Skidding Into Home

I was cackling and guffawing with my dear friend as she detailed her experience of shopping with her 16-year-old daughter on what she called “Old Folks Day.” She giggled, “We have to dodge walkers and canes and those motorized carts.” My own laughter skidded to a halt on the friction of a harsh reality: I was the butt of her joke.
I am in need of neither a cane, nor a walker. I get in a moderate amount of ambulation each day, so the motorized cart is also out. But I have ridden across the landscape of my life for more than six decades and though the face I see in the mirror does not resemble the face I imagine, I can prove an entitlement to the “Seniors’ Discount” at businesses that offer such a thing. Despite that, I have taken that discount only once, when I took my grandchildren to see a movie. I had a vaguely guilty sense of having stolen something.
When I was a young man living in Pittsburgh, Penn., I used to listen at night to a jazz station. They often played a song that I thought was called, “I’m Growing Old.” (I have since found that the artist I believed to have been the singer claims not to have sung it. I have yet to find a copy of the song, though I did find the poem and the poet who wrote it: John Godfrey Saxe.) When the song spoke of growing “fonder of the fire, mindful of the cold, and careless in dress,” it did not give me a vision of a life that might be my own. But I am now — ok, I admit it — in the seventh decade of my life, a number unimaginable to the twenty-something who had listened to that song.
On a recent visit to my fun-poking friend, (“dear friend:” an old-folks term) she watched as I tied the laces on my shoes and after noting that I did this each time I moved to another room — I am not a fan of the bare foot, unless it is under sheets, in a shower or buried in sand — she commented that I needed “slip-ons.” I responded to her, “I told Lisa (my eldest daughter) that if she ever saw me reaching for those brown plastic slip-ons that old men scuffle about in, she was to take me out back and shoot me. Just put me down.” I have no slip-ons, no fluffy sweaters that I miss-button, no “putter pants” with elastic waists. (Well, one pair of putter pants, purchased when I was about 10 years younger and did not know what putter pants were.) I am no cliché.
I have been told that I do not “look” my age, nor do I “act” my age. I’m not sure that I know what look I am supposed to have at this age, for I have never been here before.
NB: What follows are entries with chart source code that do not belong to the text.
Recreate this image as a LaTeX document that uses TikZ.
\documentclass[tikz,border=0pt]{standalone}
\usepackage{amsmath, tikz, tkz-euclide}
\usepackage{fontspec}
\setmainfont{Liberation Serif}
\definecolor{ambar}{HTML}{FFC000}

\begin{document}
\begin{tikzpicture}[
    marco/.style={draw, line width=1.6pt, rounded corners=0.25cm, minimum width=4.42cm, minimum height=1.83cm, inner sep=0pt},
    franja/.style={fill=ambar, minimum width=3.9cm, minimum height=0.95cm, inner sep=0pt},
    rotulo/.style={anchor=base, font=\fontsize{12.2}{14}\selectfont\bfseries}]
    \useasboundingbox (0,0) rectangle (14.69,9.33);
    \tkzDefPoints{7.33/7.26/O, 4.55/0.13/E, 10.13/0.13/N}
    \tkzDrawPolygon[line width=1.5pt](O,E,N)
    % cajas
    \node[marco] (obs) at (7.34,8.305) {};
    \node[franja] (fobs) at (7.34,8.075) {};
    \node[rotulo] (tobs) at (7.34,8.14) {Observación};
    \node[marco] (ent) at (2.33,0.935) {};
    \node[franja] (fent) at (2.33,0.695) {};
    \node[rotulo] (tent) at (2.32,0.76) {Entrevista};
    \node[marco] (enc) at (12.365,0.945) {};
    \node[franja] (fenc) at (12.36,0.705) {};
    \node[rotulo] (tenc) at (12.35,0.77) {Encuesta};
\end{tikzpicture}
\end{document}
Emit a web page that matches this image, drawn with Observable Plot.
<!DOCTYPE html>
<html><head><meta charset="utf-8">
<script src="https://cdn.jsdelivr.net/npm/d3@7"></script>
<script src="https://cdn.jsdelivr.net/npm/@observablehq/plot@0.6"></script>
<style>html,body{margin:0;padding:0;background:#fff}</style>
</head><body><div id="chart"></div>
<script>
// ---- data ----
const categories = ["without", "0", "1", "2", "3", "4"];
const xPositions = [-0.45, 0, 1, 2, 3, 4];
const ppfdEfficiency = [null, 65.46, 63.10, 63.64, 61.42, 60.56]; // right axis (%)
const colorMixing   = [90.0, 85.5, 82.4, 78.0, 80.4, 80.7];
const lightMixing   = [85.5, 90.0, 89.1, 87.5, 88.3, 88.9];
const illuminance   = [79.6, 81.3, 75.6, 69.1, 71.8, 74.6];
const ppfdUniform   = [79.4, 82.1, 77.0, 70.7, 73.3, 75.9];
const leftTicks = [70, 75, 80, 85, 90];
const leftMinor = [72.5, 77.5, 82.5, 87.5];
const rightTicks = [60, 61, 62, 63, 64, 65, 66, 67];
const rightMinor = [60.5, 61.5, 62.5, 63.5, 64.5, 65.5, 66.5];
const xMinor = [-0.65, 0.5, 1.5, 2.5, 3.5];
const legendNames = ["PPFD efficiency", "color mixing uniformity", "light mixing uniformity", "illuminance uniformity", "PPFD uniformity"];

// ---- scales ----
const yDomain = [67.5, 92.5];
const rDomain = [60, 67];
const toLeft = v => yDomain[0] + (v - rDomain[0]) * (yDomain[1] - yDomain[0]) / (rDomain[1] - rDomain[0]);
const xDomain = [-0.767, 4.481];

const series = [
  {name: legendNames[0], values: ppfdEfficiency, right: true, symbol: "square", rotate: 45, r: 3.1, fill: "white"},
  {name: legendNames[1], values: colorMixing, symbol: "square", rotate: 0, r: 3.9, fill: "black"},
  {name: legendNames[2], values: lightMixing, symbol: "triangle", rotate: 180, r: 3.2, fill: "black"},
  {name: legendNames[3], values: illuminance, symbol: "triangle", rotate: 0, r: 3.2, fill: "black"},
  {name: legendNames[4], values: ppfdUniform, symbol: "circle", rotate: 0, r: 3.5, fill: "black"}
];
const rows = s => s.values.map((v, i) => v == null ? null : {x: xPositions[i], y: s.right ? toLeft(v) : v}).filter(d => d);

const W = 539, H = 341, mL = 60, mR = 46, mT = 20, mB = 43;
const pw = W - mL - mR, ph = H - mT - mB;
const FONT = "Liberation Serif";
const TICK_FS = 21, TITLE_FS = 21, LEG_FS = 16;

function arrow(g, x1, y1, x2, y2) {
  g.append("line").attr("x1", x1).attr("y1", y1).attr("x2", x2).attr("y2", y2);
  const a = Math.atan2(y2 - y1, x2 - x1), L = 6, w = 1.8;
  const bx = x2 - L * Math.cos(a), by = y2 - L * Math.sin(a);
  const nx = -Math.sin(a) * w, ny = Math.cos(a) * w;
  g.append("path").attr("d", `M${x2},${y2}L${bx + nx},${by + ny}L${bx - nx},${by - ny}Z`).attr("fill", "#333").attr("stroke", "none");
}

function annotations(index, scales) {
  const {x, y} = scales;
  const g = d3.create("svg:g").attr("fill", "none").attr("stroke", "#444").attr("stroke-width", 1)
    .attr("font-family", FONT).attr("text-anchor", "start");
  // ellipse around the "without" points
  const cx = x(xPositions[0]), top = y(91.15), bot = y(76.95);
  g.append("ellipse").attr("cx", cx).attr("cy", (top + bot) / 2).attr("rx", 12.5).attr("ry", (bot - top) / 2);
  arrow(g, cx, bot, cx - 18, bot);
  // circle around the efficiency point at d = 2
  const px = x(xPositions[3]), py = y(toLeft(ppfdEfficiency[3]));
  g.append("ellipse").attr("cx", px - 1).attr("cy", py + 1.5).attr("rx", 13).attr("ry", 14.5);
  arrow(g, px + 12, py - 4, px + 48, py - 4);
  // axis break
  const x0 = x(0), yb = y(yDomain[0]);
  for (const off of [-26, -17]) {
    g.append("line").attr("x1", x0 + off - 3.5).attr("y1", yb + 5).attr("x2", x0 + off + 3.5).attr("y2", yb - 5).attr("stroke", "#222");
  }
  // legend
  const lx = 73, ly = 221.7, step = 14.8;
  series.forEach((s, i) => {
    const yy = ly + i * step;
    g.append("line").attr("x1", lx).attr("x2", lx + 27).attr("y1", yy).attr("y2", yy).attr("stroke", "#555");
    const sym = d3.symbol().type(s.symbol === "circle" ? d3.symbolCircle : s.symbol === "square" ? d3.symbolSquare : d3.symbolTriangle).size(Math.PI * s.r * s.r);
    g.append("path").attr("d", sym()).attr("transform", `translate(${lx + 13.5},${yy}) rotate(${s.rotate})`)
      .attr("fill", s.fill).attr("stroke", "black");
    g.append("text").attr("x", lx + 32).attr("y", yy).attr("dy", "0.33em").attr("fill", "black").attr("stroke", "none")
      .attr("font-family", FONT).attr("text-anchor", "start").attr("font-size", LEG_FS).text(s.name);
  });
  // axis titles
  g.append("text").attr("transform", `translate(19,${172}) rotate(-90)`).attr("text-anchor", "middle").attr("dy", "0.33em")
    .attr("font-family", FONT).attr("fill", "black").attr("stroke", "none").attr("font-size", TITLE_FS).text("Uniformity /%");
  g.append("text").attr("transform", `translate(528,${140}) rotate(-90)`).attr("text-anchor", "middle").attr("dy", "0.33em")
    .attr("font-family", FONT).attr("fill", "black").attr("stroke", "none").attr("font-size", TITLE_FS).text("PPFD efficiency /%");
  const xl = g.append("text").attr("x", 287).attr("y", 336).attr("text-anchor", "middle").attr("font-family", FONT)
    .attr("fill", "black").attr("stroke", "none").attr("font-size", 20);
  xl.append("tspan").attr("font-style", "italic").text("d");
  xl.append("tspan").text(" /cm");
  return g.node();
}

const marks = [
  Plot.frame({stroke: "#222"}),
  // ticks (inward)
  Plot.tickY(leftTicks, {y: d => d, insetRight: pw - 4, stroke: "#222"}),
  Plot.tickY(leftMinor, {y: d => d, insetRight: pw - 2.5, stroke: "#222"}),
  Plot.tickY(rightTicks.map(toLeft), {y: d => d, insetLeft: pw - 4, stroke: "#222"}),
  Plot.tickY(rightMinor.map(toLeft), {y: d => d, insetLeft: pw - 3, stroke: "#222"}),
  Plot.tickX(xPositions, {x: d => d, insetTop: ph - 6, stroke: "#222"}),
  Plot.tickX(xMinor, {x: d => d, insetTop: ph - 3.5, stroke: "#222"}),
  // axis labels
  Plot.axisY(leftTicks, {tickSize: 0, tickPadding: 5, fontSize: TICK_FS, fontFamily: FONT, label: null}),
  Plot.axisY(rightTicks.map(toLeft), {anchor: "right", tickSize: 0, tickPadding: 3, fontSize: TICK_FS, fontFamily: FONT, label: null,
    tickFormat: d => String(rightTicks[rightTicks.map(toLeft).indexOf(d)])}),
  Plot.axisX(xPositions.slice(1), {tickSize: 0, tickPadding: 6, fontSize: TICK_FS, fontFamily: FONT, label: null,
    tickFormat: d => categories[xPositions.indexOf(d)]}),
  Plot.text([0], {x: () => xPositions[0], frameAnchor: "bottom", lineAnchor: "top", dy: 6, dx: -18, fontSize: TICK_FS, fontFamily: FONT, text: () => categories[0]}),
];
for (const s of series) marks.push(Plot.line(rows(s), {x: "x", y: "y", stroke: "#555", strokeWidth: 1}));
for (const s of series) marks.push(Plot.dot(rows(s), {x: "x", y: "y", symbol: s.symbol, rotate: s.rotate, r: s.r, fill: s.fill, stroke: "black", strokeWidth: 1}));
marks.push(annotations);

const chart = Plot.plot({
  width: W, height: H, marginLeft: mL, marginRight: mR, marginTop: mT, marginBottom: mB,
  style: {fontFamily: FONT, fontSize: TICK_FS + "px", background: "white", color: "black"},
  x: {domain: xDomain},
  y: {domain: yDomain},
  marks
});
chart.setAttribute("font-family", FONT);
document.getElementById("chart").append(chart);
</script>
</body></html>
When I am shooting pool in the bar with my team, young people take pleasure in playing songs that they know will cause me to dance. After telling them that I am “107,” I bust a move, “wobble wobble,” or “Gangnam” style. These moves are a source of great embarrassment to my son, although hugely amusing to the bar’s patrons, judging from the lack of gunfire.
I am not going to “go gentle,” but I am “skidding in sideways,” and not by wrestling weights and stunning my feet against pavements. I believe that our inevitable slide into extinction can be “Electric,” and accomplished with grace and style and “The Cupid Shuffle.”